Figure 3.11 Schematic of supramolecular complexation between azobenzene and α-cyclodextrin. The trans-azo fits into the hydrophobic inner cavity of the CD but the cis-azo does not.

Instead of tuning the crosslinking density, azo-CD host-guest interaction can be also used to tune the hydrophilicity of the hydrogel. As trans-azo-CD complexes are much more hydrophilic than free cis-azo, reversible host-guest interactions offer a simple way to modulate hydrophilicity of the polymer on-demand. This on-demand technique for controlling the material hydrophilicity has been widely used to tune the solubility and stiffness of linear macromolecules.222–224 In Publication V, we adapted similar concept and combined it with shape-programmable thin hydrogels.

We use azobenzene-functionalized polymer and free α-CD molecules to form

reversible host-guest interaction, thus enabling controllable polymer hydrophilicity and deformability upon light excitation.

Figure 3.12 Photochemical azo-CD hydrogel actuator based on reversible host-guest interaction between azo and α-CD under UV/Visible light.225 Adapted with permission: Copyright 2014, ACS.

4 ADVANCED CONTROL STRATEGIES FOR PHOTOACTUATION

Soft photoactuators can convert light signals into mechanical work without complex circuits or electronic control found in conventional hard machine systems. In this context, the word “photoactuator” does not only imply a design which can deform under light illumination but rather a structure that can sense and process the optical signals received and respond accordingly.226 To attain this goal, much research effort in regard to 3D fabrication, chemical composition, and soft robotic design, has been devoted to light-responsive LCNs and hydrogels to endow them with ever-increasing functionalities and complexity. Particularly, the photoactuation behavior of these materials has been fine tuned for high environmental sensitivity, capability of processing the information received, and subsequent response. During the past decades several concepts have been proposed for pursuing such high level of sophistication, as treated in many recent reviews.29,226–228 Among those examples, LCN- or hydrogel-based light robots can perform versatile movements like walking, swimming, jumping and gripping, but also possess more sophisticated skills, such as self-regulation127,229, object recognition176,230, self-healing231 and learning232,233. The key concepts behind such advanced functions lie in optimized use of the photothermal and photochemical effects, clever material engineering including controlling the LC alignment and crosslinking density, and finally, proper temporal and/or spatial control of the light source.

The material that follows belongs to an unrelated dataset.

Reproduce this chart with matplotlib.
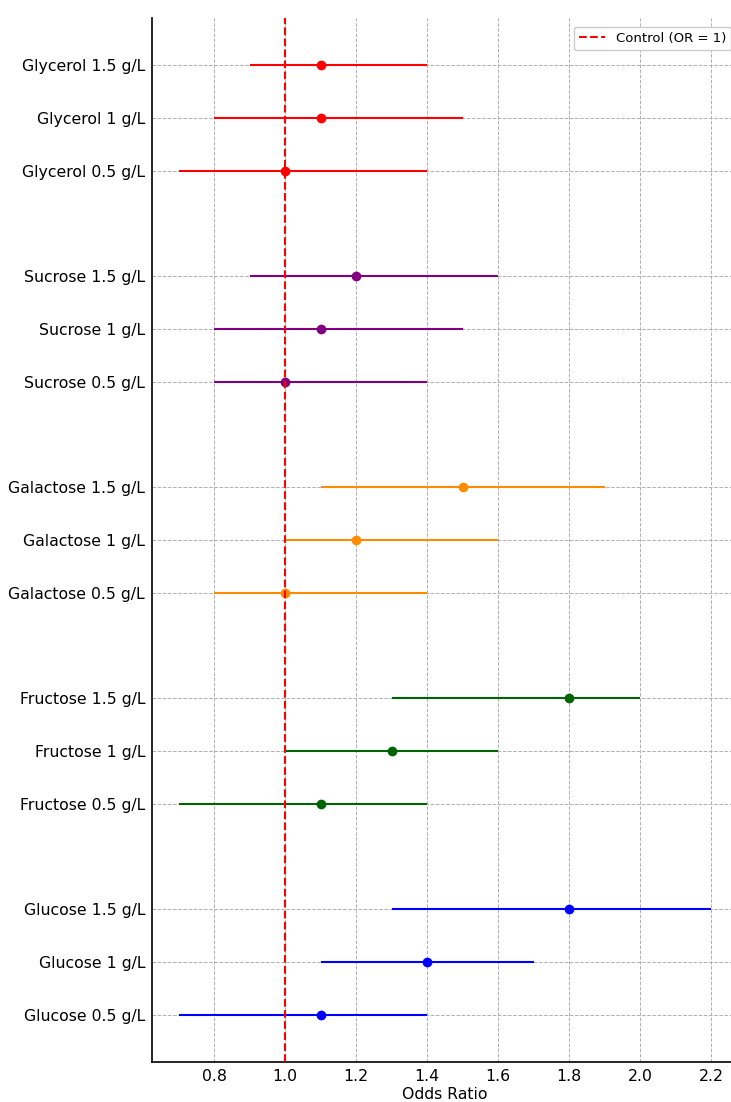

This chapter focuses on three advanced control strategies for photoactuation that are used in the publications comprising this thesis: self-sustained motion, multicolor response, and reconfigurable action. The elaboration starts by a brief review of previous studies. After that, the most relevant findings from the thesis publications are presented and the improvements they bring to the controllability of photoactuators and light-driven soft robots, are highlighted.